Government urged to re-open $3 million super tax threshold discussions

SMSF Association Media Release

The SMSF Association is urging the Government to re-open industry consultation on the proposed $3 million superannuation tax threshold that was included in tonight’s Federal Budget.

SMSF Association CEO Peter Burgess says: “Further consultation about this new tax is imperative so that the full impact on the small business and farming communities and others can be properly considered.

“The previous consultation phase was only 18 days, including Easter, and that was simply insufficient time for the industry to fully identify all the issues. We understood the need to finalise things for the Budget, but that should not come at the expense of rushing important legislation with unintended consequences.”

The new tax, which aims to ensure generous superannuation concessions are better targeted and sustainable, will bring the headline tax rate to 30 per cent, up from 15 per cent, for earnings corresponding to the proportion of an individual’s total superannuation balance that is greater than $3 million.

The Budget announcement follows the release of the Government’s Fact Sheet and Consultation Paper on the proposed measure.

Burgess says: “If the Government proceeds with the taxation of unrealised gains as proposed in their consultation paper released in late March, given many small business premises and farms are owned by SMSFs, this new tax could drive up their costs substantially at a time of unprecedented cost of living increases. Therefore, it’s important the full impact on taxpayers, including small business owners and primary producers, is fully explored.

“We stand by our position that using a member’s total super balance to calculate earnings is neither simple nor fair. By definition, a member’s total super balance includes unrealised gains and a growing list of items that will need to be excluded to ensure ‘earnings’ for the purposes of this new tax are not overstated. This methodology discriminates against those funds who can identify and report to the ATO actual taxable earnings attributable to each member.”

Burgess says the budget papers also included a small adjustment to the fix to the non-arm’s length expenditure (NALE) rules for SMSFs released by Treasury earlier this year.

“Rather than a multiplication factor of five being applied to the expense shortfall amount, two times the general expense will be taxed as non-arm’s length income (NALI).

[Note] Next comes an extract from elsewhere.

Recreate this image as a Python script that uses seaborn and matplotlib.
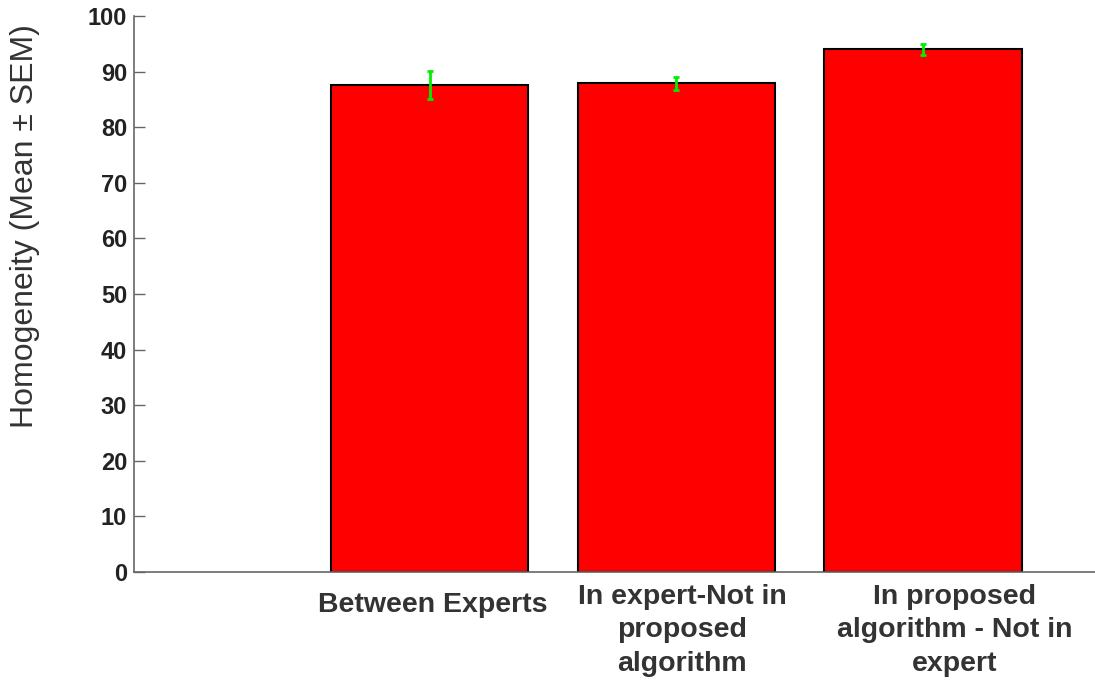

“Although this proposal is an improvement, a factor-based approach is neither a practical nor desirable solution for the sector. It will require SMSF trustees to determine if a general expense has been undercharged and by how much.

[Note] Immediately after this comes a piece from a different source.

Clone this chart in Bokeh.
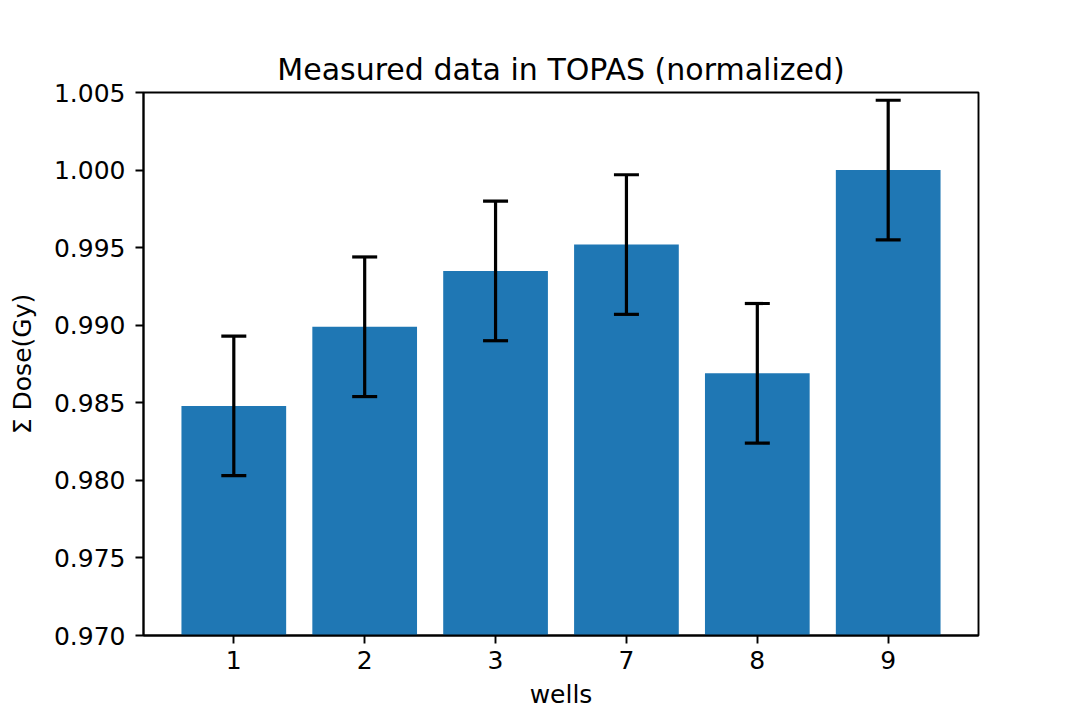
import numpy as np
from bokeh.plotting import figure
from bokeh.models import ColumnDataSource, Range1d, FixedTicker, Whisker, TeeHead, PrintfTickFormatter
from bokeh.embed import file_html
from bokeh.resources import INLINE

# data
wells = ["1", "2", "3", "7", "8", "9"]
dose = [0.9848, 0.9899, 0.9935, 0.9952, 0.9869, 1.0000]
dose_err = [0.0045, 0.0045, 0.0045, 0.0045, 0.0045, 0.0045]
y_ticks = [0.970, 0.975, 0.980, 0.985, 0.990, 0.995, 1.000, 1.005]

x = list(range(len(wells)))
src = ColumnDataSource(dict(
    x=x, top=dose,
    upper=[d + e for d, e in zip(dose, dose_err)],
    lower=[d - e for d, e in zip(dose, dose_err)],
))

FONT = "DejaVu Sans"

p = figure(
    output_backend="svg", toolbar_location=None,
    frame_width=835, frame_height=543,
    x_range=Range1d(-0.69, 5.69), y_range=Range1d(y_ticks[0], y_ticks[-1]),
    title="Measured data in TOPAS (normalized)",
    x_axis_label="wells", y_axis_label="Σ Dose(Gy)",
    min_border_left=143, min_border_top=92, min_border_right=78, min_border_bottom=60,
)
p.background_fill_color = "white"
p.border_fill_color = "white"
p.grid.visible = False
p.outline_line_color = "black"
p.outline_line_width = 1.9
p.outline_line_alpha = 1.0

p.vbar(x="x", top="top", bottom=0, width=0.8, source=src,
       fill_color="#1f77b4", line_color=None)

w = Whisker(source=src, base="x", upper="upper", lower="lower",
            level="overlay",
            line_color="black", line_width=3.2,
            upper_head=TeeHead(size=25, line_width=3.2, line_color="black"),
            lower_head=TeeHead(size=25, line_width=3.2, line_color="black"))
p.add_layout(w)

p.title.align = "center"
p.title.text_font = FONT
p.title.text_font_size = "30px"
p.title.text_font_style = "normal"
p.title.text_color = "black"
p.title.standoff = 12

for ax in (p.xaxis[0], p.yaxis[0]):
    ax.axis_line_color = "black"
    ax.axis_line_width = 1.9
    ax.major_tick_line_color = "black"
    ax.major_tick_line_width = 1.9
    ax.major_tick_out = 8
    ax.major_tick_in = 0
    ax.minor_tick_line_color = None
    ax.major_label_text_font = FONT
    ax.major_label_text_font_size = "25px"
    ax.major_label_text_color = "black"
    ax.axis_label_text_font = FONT
    ax.axis_label_text_font_size = "25px"
    ax.axis_label_text_font_style = "normal"
    ax.axis_label_text_color = "black"

p.xaxis.ticker = FixedTicker(ticks=x)
p.xaxis.major_label_overrides = {i: lab for i, lab in zip(x, wells)}
p.xaxis.major_label_standoff = 7
p.xaxis.axis_label_standoff = 8

p.yaxis.ticker = FixedTicker(ticks=y_ticks)
p.yaxis.formatter = PrintfTickFormatter(format="%.3f")
p.yaxis.major_label_standoff = 10
p.yaxis.axis_label_standoff = 14

open("out.html", "w").write(file_html(p, INLINE))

“This may sound like a simple task, but the reality is in a dynamic market such as the SMSF sector there can be significant variation in the services provided, particularly when it involves related entities, so determining a ‘market rate’ can be difficult, costly, and often subjective.

“It remains our view that the 2019 amendments to the NALI rules was overreach and the mischief they were intended to address has already been addressed by previous ATO guidance and tax determinations.”